Capital Market
Imagine a situation where a large infrastructure company in India wants to build a new highway or expand its manufacturing facilities. Such projects require huge long-term funds, which cannot always be financed through bank loans alone. At the same time, millions of households across the country have savings that they want to invest to earn returns.
The capital market acts as the bridge between these two groups. It channels savings from investors to businesses and governments that need funds for long-term investment and development.
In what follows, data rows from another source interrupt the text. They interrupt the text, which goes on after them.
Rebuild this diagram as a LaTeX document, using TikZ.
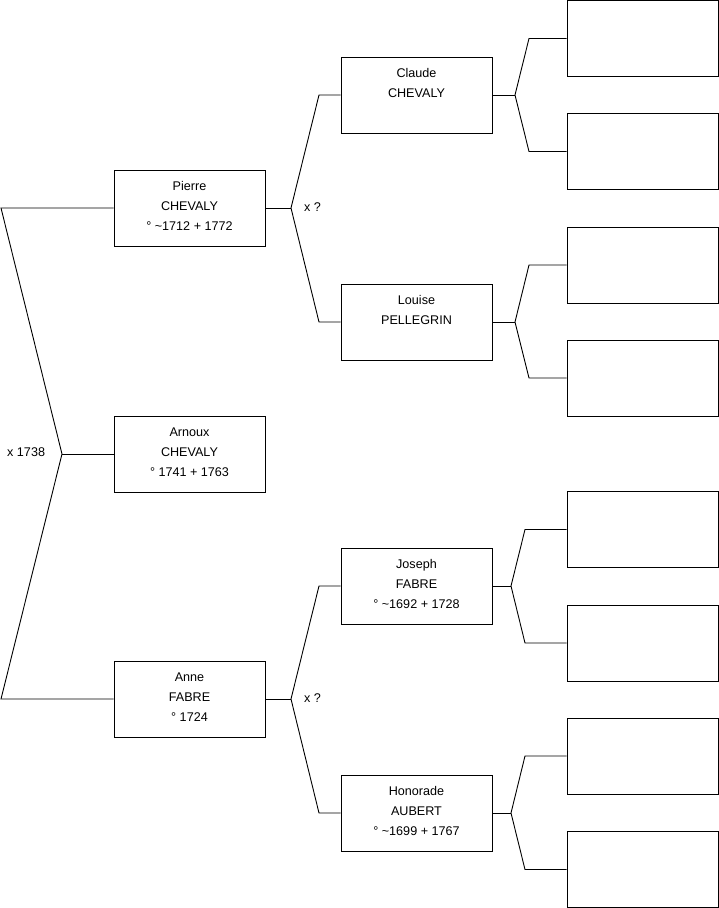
\documentclass[tikz,border=0pt]{standalone}
\usepackage{fontspec}
\setmainfont{Liberation Sans}
\newcommand\lstrut{\rule[-7.5pt]{0pt}{20pt}}
\newcommand\pl[3]{\lstrut#1\\\lstrut#2\\\lstrut#3}
\tikzset{
  person/.style={draw=black, line width=0.9pt, rectangle, minimum width=151pt, minimum height=76pt, inner sep=0pt, align=center, font=\fontsize{12.6}{20}\selectfont},
  link/.style={draw=black, line width=0.9pt},
  lbl/.style={font=\fontsize{12.6}{15}\selectfont, inner sep=0pt, anchor=west}
}
\begin{document}
\begin{tikzpicture}[x=1pt,y=-1pt]
\useasboundingbox (0,0) rectangle (719,908);
% generation 1
\node[person] (P) at (189.5,208) {\pl{Pierre}{CHEVALY}{° \textasciitilde1712 + 1772}};
\node[person] (A) at (189.5,454) {\pl{Arnoux}{CHEVALY}{° 1741 + 1763}};
\node[person] (F) at (189.5,699) {\pl{Anne}{FABRE}{° 1724}};
% generation 2
\node[person] (C) at (416.5,95) {\pl{Claude}{CHEVALY}{}};
\node[person] (L) at (416.5,322) {\pl{Louise}{PELLEGRIN}{}};
\node[person] (J) at (416.5,586) {\pl{Joseph}{FABRE}{° \textasciitilde1692 + 1728}};
\node[person] (H) at (416.5,813) {\pl{Honorade}{AUBERT}{° \textasciitilde1699 + 1767}};
% generation 3
\node[person] (E1) at (642.5,38.5) {};
\node[person] (E2) at (642.5,151.5) {};
\node[person] (E3) at (642.5,265) {};
\node[person] (E4) at (642.5,378) {};
\node[person] (E5) at (642.5,529.5) {};
\node[person] (E6) at (642.5,643) {};
\node[person] (E7) at (642.5,756) {};
\node[person] (E8) at (642.5,869.5) {};
% bracket coordinates
\coordinate (t0) at (1,208);
\coordinate (v0) at (62,454);
\coordinate (b0) at (1,699);
\coordinate (vP) at (291,208);
\coordinate (vF) at (291,699);
\coordinate (vC) at (515,95);
\coordinate (vL) at (515,322);
\coordinate (vJ) at (511,586);
\coordinate (vH) at (511,813);
% main bracket
\draw[link] (P.west) -- (t0) -- (v0) -- (b0) -- (F.west);
\draw[link] (v0) -- (A.west);
\node[lbl] (m0) at (7,452) {x 1738};
% Pierre
\draw[link] (P.east) -- (vP);
\draw[link] (C.west) -- (319,95) -- (vP) -- (319,322) -- (L.west);
\node[lbl] (mP) at (304,207) {x ?};
% Anne
\draw[link] (F.east) -- (vF);
\draw[link] (J.west) -- (319,586) -- (vF) -- (319,813) -- (H.west);
\node[lbl] (mF) at (304,698) {x ?};
% Claude
\draw[link] (C.east) -- (vC);
\draw[link] (E1.west) -- (529,38.5) -- (vC) -- (529,151.5) -- (E2.west);
% Louise
\draw[link] (L.east) -- (vL);
\draw[link] (E3.west) -- (529,265) -- (vL) -- (529,378) -- (E4.west);
% Joseph
\draw[link] (J.east) -- (vJ);
\draw[link] (E5.west) -- (525,529.5) -- (vJ) -- (525,643) -- (E6.west);
% Honorade
\draw[link] (H.east) -- (vH);
\draw[link] (E7.west) -- (525,756) -- (vH) -- (525,869.5) -- (E8.west);
\end{tikzpicture}
\end{document}
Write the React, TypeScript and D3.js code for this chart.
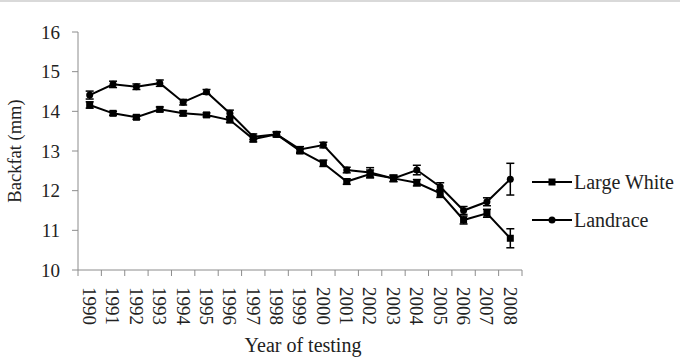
import React from 'react';
import { scaleBand, scaleLinear, line, range } from 'd3';

const years = range(1990, 2009).map(String);
const largeWhite = [14.16, 13.95, 13.85, 14.05, 13.95, 13.91, 13.78, 13.3, 13.42, 13.0, 12.69, 12.23, 12.42, 12.31, 12.2, 11.93, 11.26, 11.43, 10.8];
const largeWhiteErr = [0.08, 0.05, 0.05, 0.06, 0.06, 0.05, 0.06, 0.07, 0.06, 0.06, 0.08, 0.07, 0.1, 0.08, 0.08, 0.1, 0.1, 0.1, 0.24];
const landrace = [14.41, 14.68, 14.62, 14.71, 14.23, 14.49, 13.95, 13.36, 13.42, 13.04, 13.15, 12.52, 12.46, 12.31, 12.52, 12.1, 11.5, 11.72, 12.29];
const landraceErr = [0.1, 0.08, 0.07, 0.08, 0.07, 0.06, 0.08, 0.07, 0.06, 0.07, 0.07, 0.07, 0.12, 0.08, 0.12, 0.1, 0.1, 0.1, 0.4];
const yTicks = [10, 11, 12, 13, 14, 15, 16];

const width = 680;
const height = 360;
const margin = { top: 32, right: 158, bottom: 90, left: 78 };
const innerW = width - margin.left - margin.right;
const innerH = height - margin.top - margin.bottom;

const font = '"Liberation Serif", "Times New Roman", serif';
const axisColor = '#8c8c8c';

const x = scaleBand<string>().domain(years).range([0, innerW]);
const y = scaleLinear().domain([10, 16]).range([innerH, 0]);
const cx = (yr: string) => (x(yr) as number) + x.bandwidth() / 2;

const series = [
  { name: 'Large White', values: largeWhite, errs: largeWhiteErr, shape: 'square' },
  { name: 'Landrace', values: landrace, errs: landraceErr, shape: 'circle' },
];

const Marker = ({ shape, px, py }: { shape: string; px: number; py: number }) =>
  shape === 'square' ? (
    <rect x={px - 3.5} y={py - 3.5} width={7} height={7} fill='black' />
  ) : (
    <circle cx={px} cy={py} r={3.5} fill='black' />
  );

export default function App() {
  const path = line<number>()
    .x((_, i) => cx(years[i]))
    .y(d => y(d));

  return (
    <svg
      width={width}
      height={height}
      style={{ position: 'absolute', left: 0, top: 0, background: 'white' }}
      fontFamily={font}>
      <line x1={0} x2={width} y1={1} y2={1} stroke='#d9d9d9' strokeWidth={2} />
      <g transform={`translate(${margin.left}, ${margin.top})`}>
        {/* y axis */}
        <line x1={0} x2={0} y1={0} y2={innerH} stroke={axisColor} />
        {yTicks.map(t => (
          <g key={t} transform={`translate(0, ${y(t)})`}>
            <line x1={-6} x2={0} stroke={axisColor} />
            <text x={-18} dy='.35em' textAnchor='end' fontSize={19} fill='#222'>
              {t}
            </text>
          </g>
        ))}
        {/* x axis */}
        <line x1={0} x2={innerW} y1={innerH} y2={innerH} stroke={axisColor} />
        {years.map(yr => (
          <line
            key={'t' + yr}
            x1={x(yr) as number}
            x2={x(yr) as number}
            y1={innerH}
            y2={innerH + 6}
            stroke={axisColor}
          />
        ))}
        <line x1={innerW} x2={innerW} y1={innerH} y2={innerH + 6} stroke={axisColor} />
        {years.map(yr => (
          <text
            key={'l' + yr}
            transform={`translate(${cx(yr)}, ${innerH + 17}) rotate(90)`}
            dy='.35em'
            fontSize={19}
            fill='#222'>
            {yr}
          </text>
        ))}
        {/* series */}
        {series.map(s => (
          <g key={s.name}>
            <path d={path(s.values) as string} fill='none' stroke='black' strokeWidth={2} />
            {s.values.map((v, i) => {
              const px = cx(years[i]);
              const y1 = y(v + s.errs[i]);
              const y2 = y(v - s.errs[i]);
              return (
                <g key={i}>
                  <line x1={px} x2={px} y1={y1} y2={y2} stroke='black' strokeWidth={1.5} />
                  <line x1={px - 4} x2={px + 4} y1={y1} y2={y1} stroke='black' strokeWidth={1.5} />
                  <line x1={px - 4} x2={px + 4} y1={y2} y2={y2} stroke='black' strokeWidth={1.5} />
                  <Marker shape={s.shape} px={px} py={y(v)} />
                </g>
              );
            })}
          </g>
        ))}
      </g>
      {/* axis titles */}
      <text
        transform={`translate(21, ${margin.top + innerH / 2}) rotate(-90)`}
        textAnchor='middle'
        fontSize={18.5}
        fill='#222'>
        Backfat (mm)
      </text>
      <text x={303} y={352} textAnchor='middle' fontSize={20} fill='#222'>
        Year of testing
      </text>
      {/* legend */}
      {series.map((s, i) => {
        const ly = 182 + i * 38;
        return (
          <g key={s.name}>
            <line x1={532} x2={572} y1={ly} y2={ly} stroke='black' strokeWidth={2} />
            <Marker shape={s.shape} px={552} py={ly} />
            <text x={574} y={ly} dy='.35em' fontSize={20} fill='#222'>
              {s.name}
            </text>
          </g>
        );
      })}
    </svg>
  );
}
In this way, capital markets play a crucial role in economic growth, industrial expansion, and infrastructure development.
Definition
Capital markets are financial markets where long-term funds are raised and traded through financial instruments such as shares and bonds.
These markets enable companies and governments to mobilize long-term capital from investors.

Key Participants in Capital Market
Capital markets involve two main groups:
1. Suppliers of Funds (Investors)
These are entities that have surplus savings and want to invest them.
Examples include:
- Individual investors (households)
- Mutual funds
- Insurance companies
- Pension funds
- Banks and financial institutions
- Foreign portfolio investors (FPIs)
2. Users of Funds (Borrowers)
These are entities that need capital for investment or expansion.
Examples include:
- Private companies
- Public sector undertakings
- Start-ups
- Government (for infrastructure and development projects)
Major Institutions in the Indian Capital Market
The functioning of capital markets in India is supported by several institutions:
Regulator
- Securities and Exchange Board of India (SEBI)
Regulates the capital market and protects investor interests.
Stock Exchanges
- Bombay Stock Exchange (BSE)
- National Stock Exchange of India (NSE)
These exchanges provide electronic platforms where securities are traded.
Other Institutions
- Reserve Bank of India (RBI) – regulates government securities and parts of the debt market.
- Depositories such as NSDL and CDSL – hold securities in electronic form.
Major Instruments of Capital Market
Capital markets deal mainly with long-term financial instruments.
1. Equity Shares
- Represent ownership in a company
- Shareholders receive dividends and capital appreciation
- Voting rights in company decisions
2. Preference Shares
- Provide fixed dividend
- Priority over equity shareholders in dividend payment
3. Bonds and Debentures
- Debt instruments issued by companies or governments
- Investors receive fixed interest payments
4. Government Securities (G-Secs)
- Issued by the Government of India to finance fiscal deficits and development expenditure.
Structure of Capital Market
Capital markets are divided into two major segments.
(A) Primary Market
The primary market is where new securities are issued for the first time.
Companies raise fresh capital from investors through → Initial Public Offer (IPO), Follow-on Public Offer (FPO), Rights issue, Private placement
Example:
When a company lists its shares on NSE or BSE for the first time through an IPO, it raises funds directly from investors.
Key Feature → Funds flow from investors to the company.
(B) Secondary Market
The secondary market is where already issued securities are traded among investors.
Example:
An investor who bought shares in an IPO may later sell them to another investor on the stock exchange.
Key characteristics:
- Provides liquidity
- Helps determine market price of securities
- No fresh capital goes to the issuing company
In India, secondary market trading mainly occurs on:
- National Stock Exchange of India
- Bombay Stock Exchange
| Basis | Primary Market | Secondary Market |
|---|---|---|
| Nature | Issue of new securities | Trading of existing securities |
| Purpose | Raising fresh capital | Providing liquidity to investors |
| Flow of Funds | Money goes to issuing company/government | Money exchanged between investors |
| Price Determination | Set by issuer/issue mechanism | Determined by demand and supply |
| Role of Issuer | Direct involvement of issuing company | No involvement of issuing company |
| Examples | IPO, FPO, Rights Issue, Private Placement | Trading on NSE, BSE |
How Capital Market Facilitates Economic Growth
Capital markets perform several critical economic functions.
1. Mobilization of Savings
They convert household savings into productive investment.
2. Capital Formation
Funds are channelled into industries, infrastructure, and businesses.
3. Efficient Allocation of Resources
Investors allocate funds to companies with better performance and growth prospects.
4. Liquidity
Secondary markets allow investors to buy and sell securities easily.
5. Wealth Creation
Long-term investments in equities contribute to capital appreciation and wealth generation.
Importance of Capital Markets
Capital markets are essential for a modern economy because they:
- Promote investment and industrial development
- Support government borrowing for infrastructure
- Enable efficient resource allocation
- Provide investment opportunities to citizens
- Strengthen the financial system
Thus, capital markets act as a crucial mechanism that connects savings with investment, enabling sustainable economic growth.